The sub-head was: “Hands-on jobs that demand creativity are seen as less vulnerable to artificial intelligence.”
Before all us underpaid artists and
writers start letting the Schadenfreude sneak in, our chosen path is still a chancy
way to make a living, and always will be.
That is, if you put all your financial eggs in one basket. I’ve always believed that picking between science
and the arts, or business and the arts, is a false choice.
There’s no law that says you can’t do it all. I have friends from college who went all in on careers in music, or photography, or theatre, or dance. Some of them made it, and though now elder statespeople in their fields, many of their names, and certainly their achievements, are recognizable. You haven’t heard about the ones who failed, now dead, embittered, or wistfully resigned.

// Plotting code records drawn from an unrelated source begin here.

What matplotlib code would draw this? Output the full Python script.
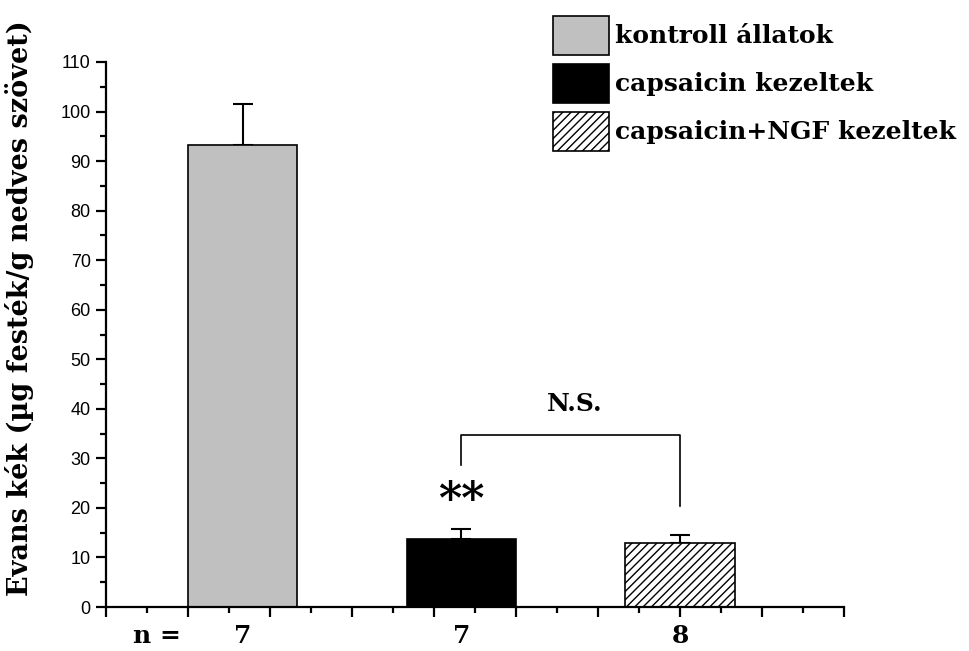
import numpy as np
import matplotlib.pyplot as plt
from matplotlib.patches import Patch
from matplotlib.ticker import MultipleLocator

groups = ['kontroll állatok', 'capsaicin kezeltek', 'capsaicin+NGF kezeltek']
means = [93.3, 13.7, 13.0]
sem = [8.2, 2.1, 1.5]
n_counts = ['7', '7', '8']
colors = ['#c0c0c0', '#000000', 'white']
hatches = ['', '', '////']

plt.rcParams['hatch.linewidth'] = 1.0
serif_bold = dict(family='DejaVu Serif', weight='bold')

fig = plt.figure(figsize=(9.7, 6.51), dpi=100)
ax = fig.add_axes([106/970, 44/651, (844-106)/970, (607-62)/651])

x = np.array([1, 2, 3])
ax.bar(x, means, width=0.5, color=colors, edgecolor='black', linewidth=1.2,
       hatch=hatches, zorder=2)
ax.errorbar(x, means, yerr=[np.zeros(3), sem], fmt='none', ecolor='black',
            elinewidth=1.5, capsize=7.5, capthick=1.5, zorder=1)

ax.set_xlim(0.375, 3.75)
ax.set_ylim(0, 110)
ax.xaxis.set_major_locator(MultipleLocator(0.375))
ax.xaxis.set_minor_locator(MultipleLocator(0.1875))
ax.yaxis.set_major_locator(MultipleLocator(10))
ax.yaxis.set_minor_locator(MultipleLocator(5))
ax.set_xticklabels([])
for s in ['top', 'right']:
    ax.spines[s].set_visible(False)
for s in ['left', 'bottom']:
    ax.spines[s].set_linewidth(1.6)
ax.tick_params(which='major', direction='out', length=7, width=1.6)
ax.tick_params(which='minor', direction='out', length=4, width=1.6)
ax.tick_params(axis='y', labelsize=13, pad=4)
for lab in ax.get_yticklabels():
    lab.set_family('Liberation Sans')

ax.set_ylabel('Evans kék (µg festék/g nedves szövet)', fontsize=19.5,
              **serif_bold)
ax.yaxis.set_label_coords(-0.097, 0.549)

# n values under the bars
tr = ax.get_xaxis_transform()
ax.text(0.61, -0.053, 'n =', transform=tr, ha='center', va='center',
        fontsize=18, **serif_bold)
for xi, n in zip(x, n_counts):
    ax.text(xi, -0.053, n, transform=tr, ha='center', va='center',
            fontsize=18, **serif_bold)

# significance bracket
ax.plot([2, 2, 3, 3], [28.7, 34.7, 34.7, 20.4], color='black', lw=1.2)
ax.text(2.52, 41, 'N.S.', ha='center', va='center', fontsize=18, **serif_bold)
ax.text(2, 21.2, '**', ha='center', va='center', fontsize=32, **serif_bold)

handles = [Patch(facecolor=c, edgecolor='black', hatch=h, linewidth=1.2)
           for c, h in zip(colors, hatches)]
leg = fig.legend(handles, groups, loc='upper left',
                 bbox_to_anchor=(553/970, 1 - 16/651), frameon=False,
                 prop=dict(size=18, **serif_bold), handlelength=2.24,
                 handleheight=2.02, handletextpad=0.25, labelspacing=0.36,
                 borderaxespad=0, borderpad=0)

fig.savefig('out.png', dpi=100)
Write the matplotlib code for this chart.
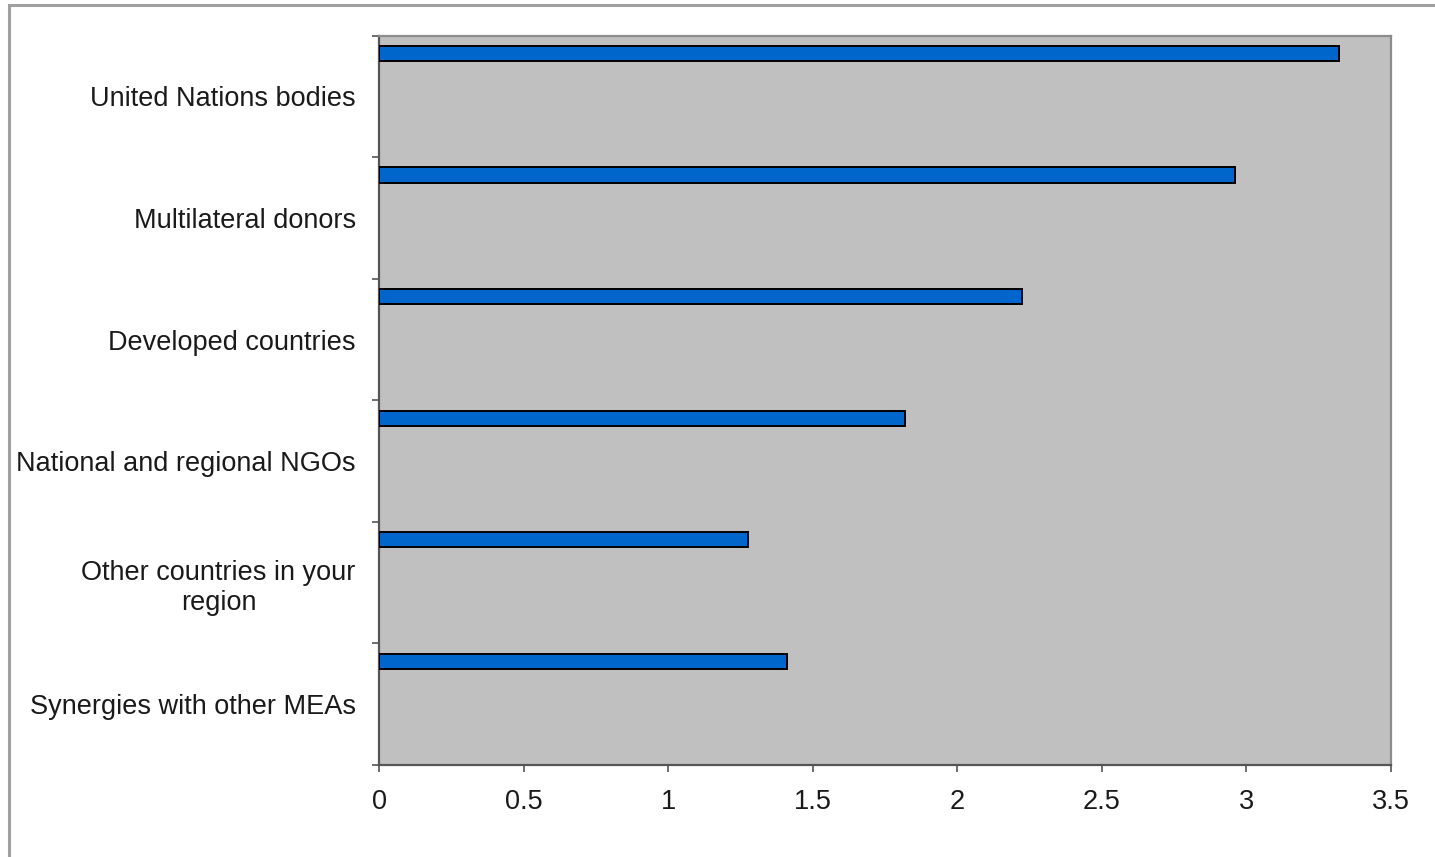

I’m sorry for them, but I have
little sympathy for those who regarded their art as a higher calling, superior to
anything one might do to just make a little money. This is nonsense. I believe that all honest work is equally honorable. My son is a working artist who also helps run
a sawmill. He paints and pays his
bills. The art might be more enriching,
but he loves wood and delights in the associations he’s developed inside the
woodworking community. He also knows how to
run giant mill saws, shop tools, laser cutters. CAD/CAM and C&C
machines, computers in the service of art and commerce.

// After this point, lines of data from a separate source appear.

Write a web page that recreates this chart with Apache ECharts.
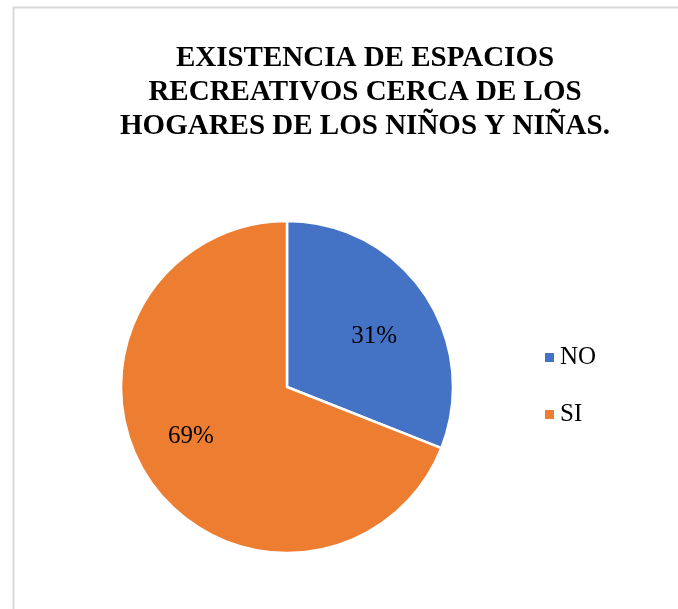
<!DOCTYPE html>
<html>
<head>
<meta charset="utf-8">
<script src="https://cdn.jsdelivr.net/npm/echarts@6/dist/echarts.min.js"></script>
<style>html,body{margin:0;padding:0;background:#fff;}#c{width:678px;height:609px;}</style>
</head>
<body>
<div id="c"></div>
<script>
const titleText = 'EXISTENCIA DE ESPACIOS\nRECREATIVOS CERCA DE LOS\nHOGARES DE LOS NIÑOS Y NIÑAS.';
const categories = ['NO', 'SI'];
const values = [31, 69];
const colors = ['#4472C4', '#ED7D31'];

const labelOffsets = [[16, -2], [-25, 1]];
const chart = echarts.init(document.getElementById('c'));
const font = '"Liberation Serif", "Times New Roman", serif';
chart.setOption({
  animation: false,
  graphic: [{
    type: 'rect', left: 11, top: 5,
    shape: { width: 700, height: 640 },
    style: { fill: 'none', stroke: '#d9d9d9', lineWidth: 2 },
    silent: true
  }],
  title: {
    text: titleText,
    left: 360, top: 37, textAlign: 'center',
    textStyle: { fontFamily: font, fontWeight: 'bold', fontSize: 29, lineHeight: 34, color: '#000' }
  },
  legend: {
    orient: 'vertical', left: 538, top: 340,
    itemWidth: 11, itemHeight: 11, itemGap: 32, icon: 'rect',
    textStyle: { fontFamily: font, fontSize: 25, color: '#000' },
    data: categories
  },
  series: [{
    type: 'pie',
    center: [287, 387], radius: [0, 166],
    startAngle: 90, clockwise: true,
    itemStyle: { borderColor: '#fff', borderWidth: 2.5 },
    label: {
      position: 'inside', formatter: '{d}%',
      fontFamily: font, fontSize: 25, color: '#000'
    },
    labelLine: { show: false },
    emphasis: { disabled: true },
    data: categories.map((c, i) => ({
      name: c, value: values[i],
      itemStyle: { color: colors[i] },
      label: { offset: labelOffsets[i] }
    }))
  }]
});
</script>
</body>
</html>
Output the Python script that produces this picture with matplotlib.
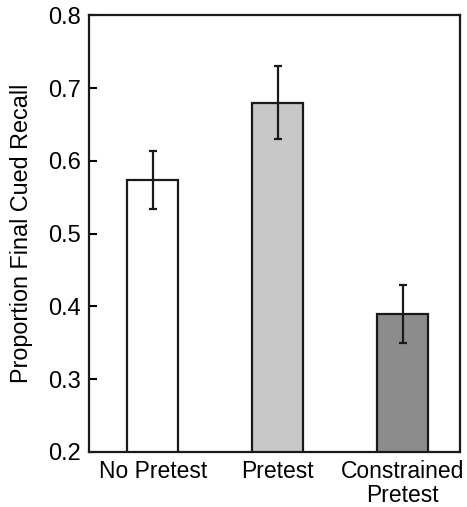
import matplotlib
matplotlib.use("Agg")
import matplotlib.pyplot as plt

categories = ["No Pretest", "Pretest", "Constrained\nPretest"]
values = [0.574, 0.680, 0.390]
errors = [0.040, 0.050, 0.040]
colors = ["#ffffff", "#c8c8c8", "#8c8c8c"]
yticks = [0.2, 0.3, 0.4, 0.5, 0.6, 0.7, 0.8]

plt.rcParams['font.family'] = ['Liberation Sans', 'DejaVu Sans']

fig = plt.figure(figsize=(4.67, 5.07), dpi=100)
ax = fig.add_axes([0.1906, 0.1085, 0.7944, 0.8615])

x = list(range(len(categories)))
ax.bar(x, values, width=0.41, color=colors, edgecolor="#1a1a1a", linewidth=1.6, zorder=2)
ax.errorbar(x, values, yerr=errors, fmt="none", ecolor="#1a1a1a", elinewidth=1.6,
            capsize=3, capthick=1.6, zorder=3)

ax.set_ylim(0.2, 0.8)
ax.set_xlim(-0.51, 2.46)
ax.set_yticks(yticks)
ax.set_yticklabels([f"{t:.1f}" for t in yticks], fontsize=17)
ax.set_xticks(x)
ax.set_xticklabels(categories, fontsize=16.5, linespacing=1.03)
ax.tick_params(axis="y", direction="in", length=6, width=1.5, pad=6)
ax.tick_params(axis="x", length=0, pad=6)
ax.set_ylabel("Proportion Final Cued Recall", fontsize=16.8, labelpad=11)
for s in ax.spines.values():
    s.set_linewidth(1.6)
    s.set_color("#1a1a1a")

fig.savefig("out.png", dpi=100)
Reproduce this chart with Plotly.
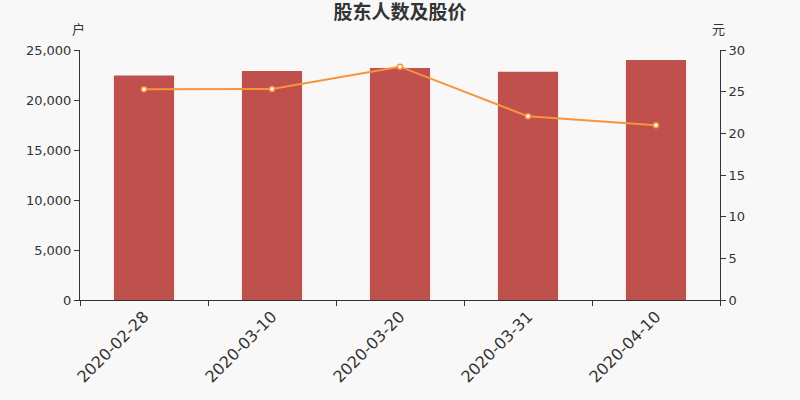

You want to give your grandkids
good advice? Just say “Man-machine
interface.”
I’ve been entangled in the building
trades my whole life, mostly as a designer and cabinetmaker, and you won’t find
a more intelligent and engaging bunch of people in any profession. None of them ever thought I shouldn’t be
writing books. One of them is in a band
with a standing gig at a local bar.
Another is a carpenter and phi beta kappa graduate in English literature. Do not challenge him on how to cope inside crown
moldings or the rankings of the best books of 2024.
I have another carpenter friend who’s
also sort of a career criminal who loves my books and shares them with his
fellow inmates. He wrote me once to say
he’d convinced the prison librarian to stock my whole list.

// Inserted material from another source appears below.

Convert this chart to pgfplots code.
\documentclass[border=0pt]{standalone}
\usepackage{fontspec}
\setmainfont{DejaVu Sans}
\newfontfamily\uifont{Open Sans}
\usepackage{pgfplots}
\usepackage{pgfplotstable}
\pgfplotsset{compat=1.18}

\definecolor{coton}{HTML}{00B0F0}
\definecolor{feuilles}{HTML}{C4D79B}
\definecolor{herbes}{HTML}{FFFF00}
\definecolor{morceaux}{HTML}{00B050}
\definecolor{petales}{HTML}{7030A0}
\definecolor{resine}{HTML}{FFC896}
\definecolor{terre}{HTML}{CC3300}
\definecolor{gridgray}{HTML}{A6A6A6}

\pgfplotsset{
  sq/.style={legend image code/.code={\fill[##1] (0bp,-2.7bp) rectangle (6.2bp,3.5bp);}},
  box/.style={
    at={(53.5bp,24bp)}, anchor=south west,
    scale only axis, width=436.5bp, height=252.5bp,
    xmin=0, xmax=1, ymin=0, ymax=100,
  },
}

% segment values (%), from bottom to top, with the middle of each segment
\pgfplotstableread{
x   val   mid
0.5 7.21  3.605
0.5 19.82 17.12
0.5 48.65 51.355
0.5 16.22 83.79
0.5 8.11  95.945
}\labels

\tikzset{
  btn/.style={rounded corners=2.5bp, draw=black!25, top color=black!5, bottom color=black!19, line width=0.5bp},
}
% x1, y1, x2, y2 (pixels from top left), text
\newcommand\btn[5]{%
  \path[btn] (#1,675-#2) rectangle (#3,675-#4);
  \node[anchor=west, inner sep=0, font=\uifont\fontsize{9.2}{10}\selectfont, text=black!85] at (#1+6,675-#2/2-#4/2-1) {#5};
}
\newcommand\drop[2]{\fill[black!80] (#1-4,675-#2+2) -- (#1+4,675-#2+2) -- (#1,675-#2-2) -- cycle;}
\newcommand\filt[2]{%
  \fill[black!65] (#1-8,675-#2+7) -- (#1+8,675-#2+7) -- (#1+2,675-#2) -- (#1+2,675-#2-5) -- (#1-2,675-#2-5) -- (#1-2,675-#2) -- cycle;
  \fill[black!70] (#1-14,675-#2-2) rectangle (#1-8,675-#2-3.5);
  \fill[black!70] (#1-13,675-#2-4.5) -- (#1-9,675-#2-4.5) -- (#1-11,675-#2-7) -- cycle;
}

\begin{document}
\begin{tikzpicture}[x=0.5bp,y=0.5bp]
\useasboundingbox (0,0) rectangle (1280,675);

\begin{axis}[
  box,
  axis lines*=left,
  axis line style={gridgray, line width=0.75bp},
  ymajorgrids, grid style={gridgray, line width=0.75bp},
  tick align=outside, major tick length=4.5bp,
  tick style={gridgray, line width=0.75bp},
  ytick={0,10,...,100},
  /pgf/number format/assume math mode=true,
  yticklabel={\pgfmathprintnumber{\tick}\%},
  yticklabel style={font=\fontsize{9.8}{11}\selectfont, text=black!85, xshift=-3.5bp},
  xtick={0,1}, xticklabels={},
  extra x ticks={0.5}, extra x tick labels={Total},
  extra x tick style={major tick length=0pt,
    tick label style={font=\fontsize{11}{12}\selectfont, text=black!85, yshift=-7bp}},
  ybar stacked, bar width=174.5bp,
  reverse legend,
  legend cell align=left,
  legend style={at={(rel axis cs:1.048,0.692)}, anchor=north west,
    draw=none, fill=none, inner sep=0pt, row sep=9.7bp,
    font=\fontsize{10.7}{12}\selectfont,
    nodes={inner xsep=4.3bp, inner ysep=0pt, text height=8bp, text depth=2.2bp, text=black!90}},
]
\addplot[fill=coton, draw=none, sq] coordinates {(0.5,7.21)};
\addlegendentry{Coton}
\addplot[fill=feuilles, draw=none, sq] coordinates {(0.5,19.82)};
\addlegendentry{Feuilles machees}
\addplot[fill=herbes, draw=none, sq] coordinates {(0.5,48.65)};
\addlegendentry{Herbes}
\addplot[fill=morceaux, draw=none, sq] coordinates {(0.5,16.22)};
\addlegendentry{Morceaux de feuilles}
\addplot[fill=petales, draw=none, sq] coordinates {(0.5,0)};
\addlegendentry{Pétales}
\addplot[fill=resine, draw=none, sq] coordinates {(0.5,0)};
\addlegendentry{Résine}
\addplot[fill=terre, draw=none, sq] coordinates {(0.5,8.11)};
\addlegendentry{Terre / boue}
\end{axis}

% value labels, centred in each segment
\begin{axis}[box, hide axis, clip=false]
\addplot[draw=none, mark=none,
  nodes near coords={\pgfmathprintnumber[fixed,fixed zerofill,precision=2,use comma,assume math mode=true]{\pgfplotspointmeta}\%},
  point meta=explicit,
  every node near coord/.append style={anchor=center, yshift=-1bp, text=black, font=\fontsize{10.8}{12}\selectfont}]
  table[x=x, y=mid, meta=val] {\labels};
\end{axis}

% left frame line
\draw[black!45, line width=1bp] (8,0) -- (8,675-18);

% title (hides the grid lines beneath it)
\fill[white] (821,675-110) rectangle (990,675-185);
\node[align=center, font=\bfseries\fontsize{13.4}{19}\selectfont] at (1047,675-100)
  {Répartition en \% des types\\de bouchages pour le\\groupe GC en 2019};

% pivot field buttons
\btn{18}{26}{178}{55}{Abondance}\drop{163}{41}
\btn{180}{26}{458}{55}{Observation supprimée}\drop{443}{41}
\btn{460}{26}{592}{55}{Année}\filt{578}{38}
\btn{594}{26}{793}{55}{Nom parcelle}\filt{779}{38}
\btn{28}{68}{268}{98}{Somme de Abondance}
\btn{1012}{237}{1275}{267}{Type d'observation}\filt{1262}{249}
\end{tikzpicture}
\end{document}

This might be the definition of a
captive audience.
The standard advice by the self-important is to follow your passion. Well, I’ve aways had a passion for regular meals, a decent place to live and a serviceable car. You can achieve all this and still have plenty of time left to write novels, paint landscapes, play funky bass or imitate Sir Laurence Olivier at your community theater. Or all the above. (You could also watch a lot of sports and work on your handicap, but these are different ambitions not addressed in this essay.)
Since this is a project in alienating as many people as possible, I also have little sympathy for those who talk about writing a book, or learning guitar, or playing Lady Macbeth, but never get around to actually doing any of it, blaming their demanding job/kids/wife/husband/Pilates class. The same rules of time apply. There’s plenty of it in a day, or weekend, to pack a lot in if you really want to do it. I suspect that many of these people have learned that it’s really hard to be good at anything in the arts. That it takes tremendous discipline, hard work and sacrifice. So it’s a lot easier to talk about than actually do.
I might have had a bigger literary career if all I’d done was write books. I’ll never know, and I really don‘t care. Instead, I got to do an awful lot of interesting things, meet a wildly diverse array of people, master several different commercial and manual skills (like playing the funky bass), and pay all my bills.Mostly on time.